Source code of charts
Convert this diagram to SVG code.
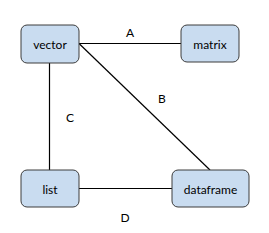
<svg xmlns="http://www.w3.org/2000/svg" width="269" height="233" viewBox="0 0 269 233">
<style>
.n{fill:#c9dcf0;stroke:#3c3c3c;stroke-width:1}
.t{font-family:Lato,"Open Sans",sans-serif;font-size:12px;fill:#000;text-anchor:middle;dominant-baseline:central}
.e{stroke:#000;stroke-width:1.2;fill:none}
</style>
<rect width="269" height="233" fill="#fff"/>
<g id="edges">
<line class="e" x1="79" y1="43.5" x2="181" y2="43.5"/>
<line class="e" x1="79" y1="43.5" x2="210" y2="170"/>
<line class="e" x1="49.5" y1="63" x2="49.5" y2="170"/>
<line class="e" x1="79" y1="188.5" x2="172" y2="188.5"/>
<text class="t" x="130" y="32">A</text>
<text class="t" x="162" y="98">B</text>
<text class="t" x="70" y="117">C</text>
<text class="t" x="125" y="217">D</text>
</g>
<g id="vector"><rect class="n" x="21" y="25" width="58" height="38" rx="6"/><text class="t" x="50" y="44">vector</text></g>
<g id="matrix"><rect class="n" x="181" y="25" width="58" height="37" rx="6"/><text class="t" x="210" y="44">matrix</text></g>
<g id="list"><rect class="n" x="21" y="170" width="58" height="37" rx="6"/><text class="t" x="50" y="189">list</text></g>
<g id="dataframe"><rect class="n" x="172" y="170" width="77" height="37" rx="6"/><text class="t" x="210.5" y="189">dataframe</text></g>
</svg>
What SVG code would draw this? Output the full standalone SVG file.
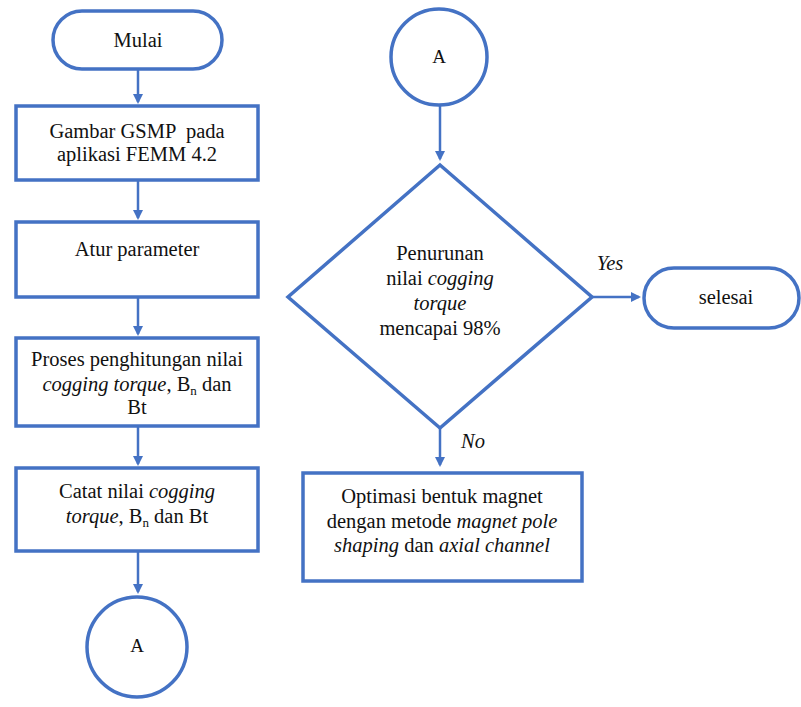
<svg xmlns="http://www.w3.org/2000/svg" width="801" height="707" viewBox="0 0 801 707">
<style>
.s{fill:#fff;stroke:#4472C4;stroke-width:3.5}
.c{stroke:#4472C4;stroke-width:2.5;fill:none}
</style>
<defs>
<marker id="ah" markerWidth="10" markerHeight="10" refX="8" refY="5" orient="auto" markerUnits="userSpaceOnUse">
<path d="M0,0 L10,5 L0,10 z" fill="#4472C4"/>
</marker>
</defs>
<rect width="801" height="707" fill="#fff"/>
<g id="connectors">
<line class="c" x1="138" y1="70" x2="138" y2="102" marker-end="url(#ah)"/>
<line class="c" x1="138" y1="181" x2="138" y2="218" marker-end="url(#ah)"/>
<line class="c" x1="138" y1="297" x2="138" y2="334" marker-end="url(#ah)"/>
<line class="c" x1="138" y1="426" x2="138" y2="464" marker-end="url(#ah)"/>
<line class="c" x1="138" y1="551" x2="138" y2="592" marker-end="url(#ah)"/>
<line class="c" x1="440" y1="105" x2="440" y2="159" marker-end="url(#ah)"/>
<line class="c" x1="592" y1="297" x2="639" y2="297" marker-end="url(#ah)"/>
<line class="c" x1="440" y1="428" x2="440" y2="465" marker-end="url(#ah)"/>
<text x="610" y="270" font-family="Liberation Serif" font-size="20.5" font-style="italic" fill="#111" text-anchor="middle" style="font-family:Liberation Serif">Yes</text>
<text x="473" y="448" font-family="Liberation Serif" font-size="20.5" font-style="italic" fill="#111" text-anchor="middle" style="font-family:Liberation Serif">No</text>
</g>
<g id="mulai">
<rect class="s" x="53" y="11" width="169" height="58" rx="29"/>
<text x="138" y="47" font-family="Liberation Serif" font-size="20.5" fill="#111" text-anchor="middle" style="font-family:Liberation Serif">Mulai</text>
</g>
<g id="gambar">
<rect class="s" x="16" y="106" width="242" height="74"/>
<text x="137" y="138" font-family="Liberation Serif" font-size="20.5" fill="#111" text-anchor="middle" style="font-family:Liberation Serif" xml:space="preserve">Gambar GSMP  pada</text>
<text x="137" y="161" font-family="Liberation Serif" font-size="20.5" fill="#111" text-anchor="middle" style="font-family:Liberation Serif">aplikasi FEMM 4.2</text>
</g>
<g id="atur">
<rect class="s" x="16" y="222" width="242" height="75"/>
<text x="137" y="256" font-family="Liberation Serif" font-size="20.5" fill="#111" text-anchor="middle" style="font-family:Liberation Serif">Atur parameter</text>
</g>
<g id="proses">
<rect class="s" x="16" y="338" width="242" height="88"/>
<text x="137" y="366" font-family="Liberation Serif" font-size="20.5" fill="#111" text-anchor="middle" style="font-family:Liberation Serif">Proses penghitungan nilai</text>
<text x="137" y="391" font-family="Liberation Serif" font-size="20.5" fill="#111" text-anchor="middle" style="font-family:Liberation Serif"><tspan font-style="italic">cogging torque</tspan>, B<tspan font-size="13" dy="4">n</tspan><tspan dy="-4"> dan</tspan></text>
<text x="137" y="414" font-family="Liberation Serif" font-size="20.5" fill="#111" text-anchor="middle" style="font-family:Liberation Serif">Bt</text>
</g>
<g id="catat">
<rect class="s" x="16" y="468" width="242" height="83"/>
<text x="137" y="498" font-family="Liberation Serif" font-size="20.5" fill="#111" text-anchor="middle" style="font-family:Liberation Serif">Catat nilai <tspan font-style="italic">cogging</tspan></text>
<text x="137" y="523" font-family="Liberation Serif" font-size="20.5" fill="#111" text-anchor="middle" style="font-family:Liberation Serif"><tspan font-style="italic">torque</tspan>, B<tspan font-size="13" dy="4">n</tspan><tspan dy="-4"> dan Bt</tspan></text>
</g>
<g id="a1">
<circle class="s" cx="137" cy="647" r="50"/>
<text x="137" y="652" font-family="Liberation Serif" font-size="19" fill="#111" text-anchor="middle" style="font-family:Liberation Serif">A</text>
</g>
<g id="a2">
<circle class="s" cx="439" cy="57" r="48"/>
<text x="439" y="63" font-family="Liberation Serif" font-size="19" fill="#111" text-anchor="middle" style="font-family:Liberation Serif">A</text>
</g>
<g id="decision">
<polygon class="s" points="440,165 592,297 440,428 288,297"/>
<text x="440" y="260" font-family="Liberation Serif" font-size="20.5" fill="#111" text-anchor="middle" style="font-family:Liberation Serif">Penurunan</text>
<text x="440" y="285" font-family="Liberation Serif" font-size="20.5" fill="#111" text-anchor="middle" style="font-family:Liberation Serif">nilai <tspan font-style="italic">cogging</tspan></text>
<text x="440" y="310" font-family="Liberation Serif" font-size="20.5" font-style="italic" fill="#111" text-anchor="middle" style="font-family:Liberation Serif">torque</text>
<text x="440" y="335" font-family="Liberation Serif" font-size="20.5" fill="#111" text-anchor="middle" style="font-family:Liberation Serif">mencapai 98%</text>
</g>
<g id="selesai">
<rect class="s" x="644" y="268" width="155" height="60" rx="30"/>
<text x="726" y="304" font-family="Liberation Serif" font-size="20.5" fill="#111" text-anchor="middle" style="font-family:Liberation Serif">selesai</text>
</g>
<g id="optimasi">
<rect class="s" x="303" y="473" width="279" height="108"/>
<text x="442" y="503" font-family="Liberation Serif" font-size="20.5" fill="#111" text-anchor="middle" style="font-family:Liberation Serif">Optimasi bentuk magnet</text>
<text x="442" y="528" font-family="Liberation Serif" font-size="20.5" fill="#111" text-anchor="middle" style="font-family:Liberation Serif">dengan metode <tspan font-style="italic">magnet pole</tspan></text>
<text x="442" y="552" font-family="Liberation Serif" font-size="20.5" fill="#111" text-anchor="middle" style="font-family:Liberation Serif"><tspan font-style="italic">shaping</tspan> dan <tspan font-style="italic">axial channel</tspan></text>
</g>
</svg>
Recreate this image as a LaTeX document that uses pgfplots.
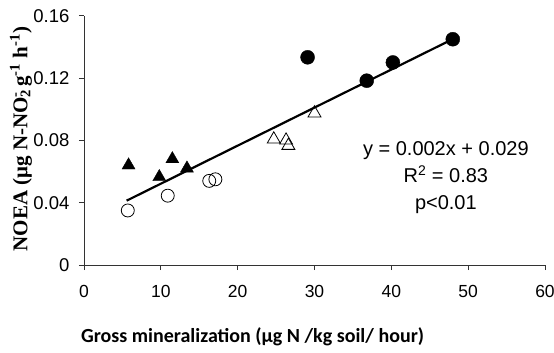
\documentclass[border=0pt]{standalone}
\usepackage{pgfplots}
\pgfplotsset{compat=1.18}
\usepackage{fontspec}
\setmainfont{Liberation Sans}
\newfontfamily\timesf{Liberation Serif}
\newfontfamily\carlito{Carlito}
\begin{document}
\begin{tikzpicture}
\useasboundingbox (-84pt,-88pt) rectangle (470pt,265pt);
\begin{axis}[
  scale only axis, width=461pt, height=249.3pt,
  xmin=0, xmax=60, ymin=0, ymax=0.16,
  axis lines=left, axis line style={-, line width=0.8pt, black!80},
  tick align=outside, major tick length=5pt,
  tick style={line width=0.8pt, black!80},
  xtick={0,10,...,60}, ytick={0,0.04,0.08,0.12,0.16},
  yticklabels={0,0.04,0.08,0.12,0.16},
  /pgf/number format/assume math mode=true,
  xticklabel style={font=\fontsize{17.5}{20}\selectfont, yshift=-12pt},
  yticklabel style={font=\fontsize{18.5}{21}\selectfont, xshift=-6pt},
  clip=false,
  xlabel={Gross mineralization (µg N /kg soil/ hour)},
  xlabel style={font=\carlito\bfseries\fontsize{20}{23}\selectfont, at={(axis description cs:0.3657,-0.2888)}, anchor=center},
  ylabel={NOEA (μg N-NO\rlap{\textsubscript{2}}\textsuperscript{-} g\textsuperscript{-1} h\textsuperscript{-1})},
  ylabel style={font=\timesf\bfseries\fontsize{21}{25}\selectfont, at={(axis description cs:-0.1367,0.505)}, anchor=center},
]
% filled triangles
\addplot[only marks, mark=triangle*, mark size=7.5pt, mark options={fill=black, draw=black}] coordinates {
(5.8,0.064) (9.8,0.0565) (11.5,0.068) (13.4,0.062)};
% open circles
\addplot[only marks, mark=o, mark size=6.5pt, mark options={fill=white, draw=black, line width=0.8pt}] coordinates {
(5.7,0.035) (10.9,0.0445) (16.3,0.054) (17.1,0.055)};
% open triangles
\addplot[only marks, mark=triangle, mark size=7.5pt, mark options={fill=white, draw=black, line width=0.8pt}] coordinates {
(24.7,0.0807) (26.3,0.080) (26.6,0.0766) (30.0,0.0974)};
% regression line
\addplot[black, line width=2.2pt] coordinates {(5.55,0.0413) (48,0.145)};
% filled circles
\addplot[only marks, mark=*, mark size=7pt, mark options={fill=black, draw=black}] coordinates {
(29.1,0.1333) (36.8,0.1183) (40.2,0.130) (48.0,0.1449)};
\node[align=center, font=\fontsize{20}{27}\selectfont] at (axis cs:47.1,0.0558) {y = 0.002x + 0.029\\R\textsuperscript{2} = 0.83\\p<0.01};
\end{axis}
\end{tikzpicture}
\end{document}
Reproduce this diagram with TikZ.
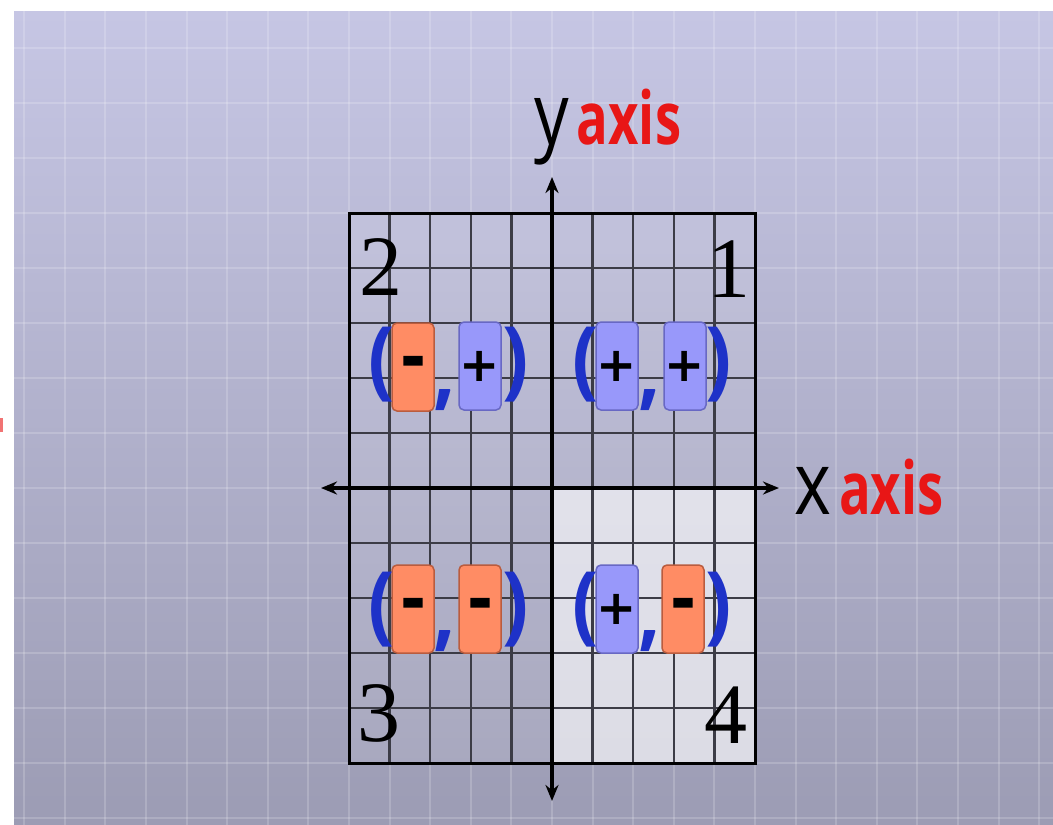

=== Task objective ===
Identify each line holding the string "standalone", and copy it out.

=== Written response ===
What SVG code would draw this? Output the full standalone SVG file.
\documentclass[border=0pt]{standalone}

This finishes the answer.